* [Data lines]:

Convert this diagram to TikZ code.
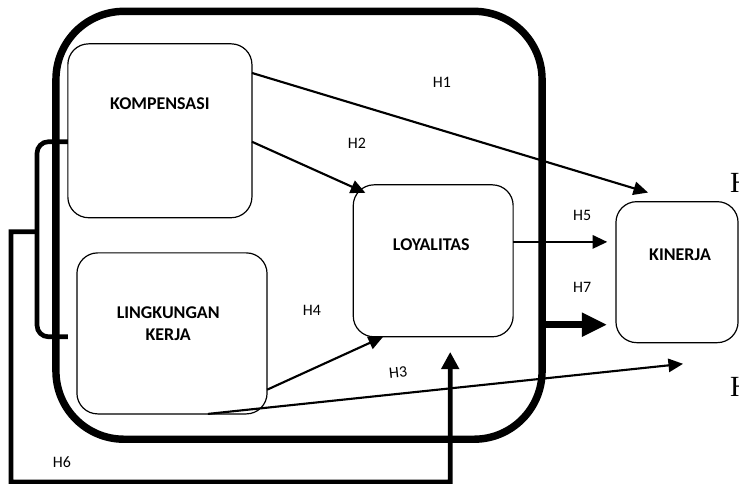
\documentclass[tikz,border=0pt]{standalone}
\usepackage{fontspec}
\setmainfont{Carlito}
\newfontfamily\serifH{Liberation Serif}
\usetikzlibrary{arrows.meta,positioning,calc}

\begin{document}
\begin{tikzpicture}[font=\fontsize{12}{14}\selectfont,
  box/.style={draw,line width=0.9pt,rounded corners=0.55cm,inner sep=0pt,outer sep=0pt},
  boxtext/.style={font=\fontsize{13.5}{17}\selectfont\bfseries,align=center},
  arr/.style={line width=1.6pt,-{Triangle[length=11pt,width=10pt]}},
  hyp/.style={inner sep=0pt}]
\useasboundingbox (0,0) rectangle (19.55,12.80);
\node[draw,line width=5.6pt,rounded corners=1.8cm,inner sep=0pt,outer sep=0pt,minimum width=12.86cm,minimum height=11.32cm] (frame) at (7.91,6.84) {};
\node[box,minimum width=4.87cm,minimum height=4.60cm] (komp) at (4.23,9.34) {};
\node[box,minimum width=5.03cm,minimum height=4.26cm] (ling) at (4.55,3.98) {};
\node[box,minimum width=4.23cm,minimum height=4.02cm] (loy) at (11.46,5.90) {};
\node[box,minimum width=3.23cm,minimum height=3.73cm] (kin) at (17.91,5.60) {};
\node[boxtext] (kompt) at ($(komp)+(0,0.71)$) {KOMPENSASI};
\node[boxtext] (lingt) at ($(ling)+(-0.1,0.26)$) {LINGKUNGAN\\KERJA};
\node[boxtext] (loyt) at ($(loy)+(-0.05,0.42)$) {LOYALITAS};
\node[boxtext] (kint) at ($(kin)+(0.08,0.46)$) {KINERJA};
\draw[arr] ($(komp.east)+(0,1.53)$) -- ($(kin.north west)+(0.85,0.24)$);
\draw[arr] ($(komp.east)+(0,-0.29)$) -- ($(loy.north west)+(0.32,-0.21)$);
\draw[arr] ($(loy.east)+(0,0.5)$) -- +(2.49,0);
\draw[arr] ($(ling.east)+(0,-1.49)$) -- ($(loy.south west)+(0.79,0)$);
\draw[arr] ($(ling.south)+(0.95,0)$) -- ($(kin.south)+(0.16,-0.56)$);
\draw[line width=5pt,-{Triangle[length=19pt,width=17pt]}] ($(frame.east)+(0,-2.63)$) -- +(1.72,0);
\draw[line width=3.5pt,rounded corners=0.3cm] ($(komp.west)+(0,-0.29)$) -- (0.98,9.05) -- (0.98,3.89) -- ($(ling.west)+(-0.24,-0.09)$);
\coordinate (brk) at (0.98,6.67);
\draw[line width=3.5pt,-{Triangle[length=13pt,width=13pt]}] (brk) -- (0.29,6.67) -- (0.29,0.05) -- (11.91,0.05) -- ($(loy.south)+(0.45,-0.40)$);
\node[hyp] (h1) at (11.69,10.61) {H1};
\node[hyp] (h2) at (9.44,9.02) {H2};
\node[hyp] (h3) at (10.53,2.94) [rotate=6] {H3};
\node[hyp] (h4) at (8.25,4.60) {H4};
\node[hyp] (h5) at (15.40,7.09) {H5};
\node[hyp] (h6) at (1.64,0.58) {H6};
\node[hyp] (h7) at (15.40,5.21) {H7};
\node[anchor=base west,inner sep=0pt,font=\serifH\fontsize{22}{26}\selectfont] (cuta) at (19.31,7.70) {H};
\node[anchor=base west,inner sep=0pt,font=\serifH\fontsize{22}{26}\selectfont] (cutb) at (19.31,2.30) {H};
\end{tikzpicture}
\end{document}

* [Task description]: Leave the pictures out, and print every line of the listing exactly as written.

* [Correct output]:
Convert this diagram to TikZ code.
\documentclass[tikz,border=0pt]{standalone}
\usepackage{fontspec}
\setmainfont{Carlito}
\newfontfamily\serifH{Liberation Serif}
\usetikzlibrary{arrows.meta,positioning,calc}

\begin{document}
\begin{tikzpicture}[font=\fontsize{12}{14}\selectfont,
  box/.style={draw,line width=0.9pt,rounded corners=0.55cm,inner sep=0pt,outer sep=0pt},
  boxtext/.style={font=\fontsize{13.5}{17}\selectfont\bfseries,align=center},
  arr/.style={line width=1.6pt,-{Triangle[length=11pt,width=10pt]}},
  hyp/.style={inner sep=0pt}]
\useasboundingbox (0,0) rectangle (19.55,12.80);
\node[draw,line width=5.6pt,rounded corners=1.8cm,inner sep=0pt,outer sep=0pt,minimum width=12.86cm,minimum height=11.32cm] (frame) at (7.91,6.84) {};
\node[box,minimum width=4.87cm,minimum height=4.60cm] (komp) at (4.23,9.34) {};
\node[box,minimum width=5.03cm,minimum height=4.26cm] (ling) at (4.55,3.98) {};
\node[box,minimum width=4.23cm,minimum height=4.02cm] (loy) at (11.46,5.90) {};
\node[box,minimum width=3.23cm,minimum height=3.73cm] (kin) at (17.91,5.60) {};
\node[boxtext] (kompt) at ($(komp)+(0,0.71)$) {KOMPENSASI};
\node[boxtext] (lingt) at ($(ling)+(-0.1,0.26)$) {LINGKUNGAN\\KERJA};
\node[boxtext] (loyt) at ($(loy)+(-0.05,0.42)$) {LOYALITAS};
\node[boxtext] (kint) at ($(kin)+(0.08,0.46)$) {KINERJA};
\draw[arr] ($(komp.east)+(0,1.53)$) -- ($(kin.north west)+(0.85,0.24)$);
\draw[arr] ($(komp.east)+(0,-0.29)$) -- ($(loy.north west)+(0.32,-0.21)$);
\draw[arr] ($(loy.east)+(0,0.5)$) -- +(2.49,0);
\draw[arr] ($(ling.east)+(0,-1.49)$) -- ($(loy.south west)+(0.79,0)$);
\draw[arr] ($(ling.south)+(0.95,0)$) -- ($(kin.south)+(0.16,-0.56)$);
\draw[line width=5pt,-{Triangle[length=19pt,width=17pt]}] ($(frame.east)+(0,-2.63)$) -- +(1.72,0);
\draw[line width=3.5pt,rounded corners=0.3cm] ($(komp.west)+(0,-0.29)$) -- (0.98,9.05) -- (0.98,3.89) -- ($(ling.west)+(-0.24,-0.09)$);
\coordinate (brk) at (0.98,6.67);
\draw[line width=3.5pt,-{Triangle[length=13pt,width=13pt]}] (brk) -- (0.29,6.67) -- (0.29,0.05) -- (11.91,0.05) -- ($(loy.south)+(0.45,-0.40)$);
\node[hyp] (h1) at (11.69,10.61) {H1};
\node[hyp] (h2) at (9.44,9.02) {H2};
\node[hyp] (h3) at (10.53,2.94) [rotate=6] {H3};
\node[hyp] (h4) at (8.25,4.60) {H4};
\node[hyp] (h5) at (15.40,7.09) {H5};
\node[hyp] (h6) at (1.64,0.58) {H6};
\node[hyp] (h7) at (15.40,5.21) {H7};
\node[anchor=base west,inner sep=0pt,font=\serifH\fontsize{22}{26}\selectfont] (cuta) at (19.31,7.70) {H};
\node[anchor=base west,inner sep=0pt,font=\serifH\fontsize{22}{26}\selectfont] (cutb) at (19.31,2.30) {H};
\end{tikzpicture}
\end{document}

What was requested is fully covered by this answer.